Quanto ai cittadini stranieri, secondo la dottrina, non possono celebrare in Italia un matrimonio canonico-concordatario, a causa di questioni formali dell'atto e di aspetti sostanziali (art. 27 L. 218/95). Sempre per i cittadini stranieri, questi secondo l'art. 116 c.c., devono rispettare i divieti sanciti dal codice civile, ovvero il divieto che il matrimonio dello straniero venga celebrato in forma concordataria.

 

Nessuna perplessità sorge, invece, in ordine alla possibilità che cittadini stranieri celebrino in Italia matrimoni acattolici, essendo il matrimonio acattolico una sottospecie del matrimonio civile.

 

Le convivenze di fatto

La Legge Cirinnà ( L.76/2016, Regolamentazione delle unioni civili tra persone dello stesso sesso  e disciplina della convivenza ) per quanto riguarda la disciplina del diritto internazionale privato prevede l’introduzione dell’art.30bis alla L.218/1995 il quale stabilisce che

  • ai contratti di convivenza si applica la legge nazionale comune dei contraenti;
  • in relazione ai contraenti di diversa cittadinanza deve trovare invece applicazione la legge del luogo in cui la convivenza è prevalentemente localizzata.

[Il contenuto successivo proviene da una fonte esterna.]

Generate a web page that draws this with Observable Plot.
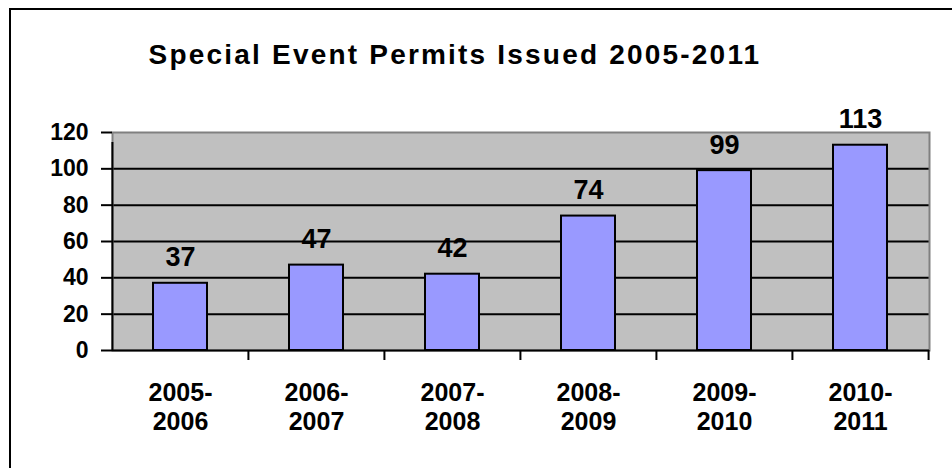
<!DOCTYPE html>
<html>
<head>
<meta charset="utf-8">
<script src="https://cdn.jsdelivr.net/npm/d3@7"></script>
<script src="https://cdn.jsdelivr.net/npm/@observablehq/plot@0.6"></script>
<style>
  html, body { margin: 0; padding: 0; background: #fff; }
  #wrap { position: relative; width: 952px; height: 468px; overflow: hidden; font-family: "Liberation Sans", Arial, sans-serif; }
  #border { position: absolute; left: 9px; top: 8px; width: 1100px; height: 1000px; border-left: 2px solid #000; border-top: 2px solid #000; }
  #title { position: absolute; left: 0; width: 910px; top: 41px; text-align: center; font-size: 28px; line-height: 28px; font-weight: bold; letter-spacing: 2.2px; color: #000; }
  #chart { position: absolute; left: 0; top: 0; }
</style>
</head>
<body>
<div id="wrap">
  <div id="chart"></div>
  <div id="border"></div>
  <div id="title">Special Event Permits Issued 2005-2011</div>
</div>
<script>
const periods = ["2005-2006", "2006-2007", "2007-2008", "2008-2009", "2009-2010", "2010-2011"];
const permits = [37, 47, 42, 74, 99, 113];
const yTicks = [0, 20, 40, 60, 80, 100, 120];
const gridValues = [20, 40, 60, 80, 100];

const data = periods.map((p, i) => ({period: p, value: permits[i]}));

const W = 952, H = 468, mL = 112, mR = 23, mT = 132, mB = 118;
const step = (W - mL - mR) / periods.length;

const chart = Plot.plot({
  width: W,
  height: H,
  marginLeft: mL,
  marginRight: mR,
  marginTop: mT,
  marginBottom: mB,
  style: {fontFamily: "'Liberation Sans', Arial, sans-serif", fontWeight: "bold", color: "#000", background: "transparent"},
  x: {domain: periods, paddingInner: 0.6, paddingOuter: 0.3, label: null},
  y: {domain: [0, 120], label: null},
  marks: [
    Plot.frame({fill: "#c0c0c0"}),
    Plot.gridY(gridValues, {stroke: "#000", strokeOpacity: 1, strokeWidth: 2}),
    Plot.frame({stroke: "#808080", strokeWidth: 2}),
    Plot.barY(data, {x: "period", y: "value", fill: "#9999ff", stroke: "#000", strokeWidth: 2}),
    Plot.ruleY([0], {stroke: "#000", strokeWidth: 2}),
    Plot.ruleX([periods[0]], {x: d => d, dx: -step / 2, y1: 0, y2: 120, insetBottom: -10, stroke: "#000", strokeWidth: 2}),
    Plot.ruleX(periods.slice(1), {x: d => d, dx: -step / 2, y1: 0, y2: 0, insetBottom: -10, stroke: "#000", strokeWidth: 2}),
    Plot.ruleX([periods[periods.length - 1]], {x: d => d, dx: step / 2, y1: 0, y2: 0, insetBottom: -10, stroke: "#000", strokeWidth: 2}),
    Plot.axisY({ticks: yTicks, tickSize: 11, tickPadding: 13, fontSize: 23, fontWeight: "bold", strokeWidth: 2, label: null}),
    Plot.axisX({tickSize: 0, tickPadding: 30, fontSize: 25, fontWeight: "bold", lineHeight: 1.16, label: null, tickFormat: d => d.replace("-", "-\n")}),
    Plot.text(data, {x: "period", y: "value", text: d => String(d.value), lineAnchor: "bottom", dy: -17, fontSize: 27, fontWeight: "bold", fill: "#000"})
  ]
});
document.getElementById("chart").appendChild(chart);
</script>
</body>
</html>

La disposizione fa comunque salve le norme nazionali, internazionali ed europee che regolano il caso di cittadinanza plurima.

 

La separazione

La separazione si distingue dal divorzio perché non determina lo scioglimento del vincolo matrimoniale.

 

La L. 218/95 all'art. 31, comma 1, stabilisce che la separazione personale è regolata dalla legge nazionale comune dei coniugi al momento della domanda di separazione ovvero, in mancanza di legge comune, da quella dello Stato nel quale la vita matrimoniale risulta prevalentemente localizzata.

 

L'art. 31 secondo comma, sancisce che qualora la separazione e il divorzio non siano previsti dalla legge straniera applicabile, prevale la legge italiana ( lex fori) assicurando ai propri cittadini la possibilità di separarsi o divorziare indipendentemente dalle disposizioni delle leggi straniere.

 

Mentre i mezzi e le forme attraverso le quali giungere alla dichiarazione della separazione personale saranno regolati (art. 12 L. 218/95) dalla legge del luogo in cui la domanda viene promossa.

 

Il divorzio

L'art. 31 della L. 218/95 ha esteso all'istituto del divorzio l'operatività dei criteri di collegamento fissati per i rapporti coniugali personali e per la separazione. Il secondo comma prevede che nel caso in cui la separazione o il divorzio non siano per nulla previsti e regolati dalla legge straniera individuata come applicabile, troverà applicazione la legge italiana.

 

Si discute se il divorzio possa essere pronunciato per motivi previsti dalla legge nazionale dei coniugi, ma non previsti dalla legge italiana. Parte della dottrina ritiene che l'art. 3 della stessa Convenzione dellAja del 1902 precisa che deve osservarsi la sola legge nazionale dello stato in cui si chiede la pronuncia del divorzio. Resta fermo, naturalmente, il limite dell'ordine pubblico.

 

In Italia, prima del 1970, si riteneva che il principio di ordine pubblico dell'indissolubilità del matrimonio impedisse l'applicazione di norme straniere richiamate in tale materia.

 

Le sentenze straniere di divorzio pronunciate nei confronti di cittadini stranieri non erano riconosciute in Italia, in base al limite dell'ordine pubblico internazionale.

 

Con l'entrata in vigore della legge sul divorzio (L. 898/1970) venne meno l'ostacolo al riconoscimento di sentenze straniere di divorzio pronunciate nei confronti di cittadini italiani anche per i matrimoni celebrati in forma concordataria. Infatti l'art. 2 della legge aveva riconosciuto al giudice italiano la facoltà di far cessare gli effetti civili dei matrimoni concordatari.

 

L’art. 65 della legge 218/95 ha sancito il riconoscimento automatico delle sentenze straniere di separazione e divorzio, ma ostacolo al riconoscimento degli atti stranieri di divorzio resta l'ordine pubblico (art. 64 e 65), quando le sentenze sono fondate ad es. su norme straniere che ammettono il ripudio; escludono l'obbligo alimentare tra i coniugi.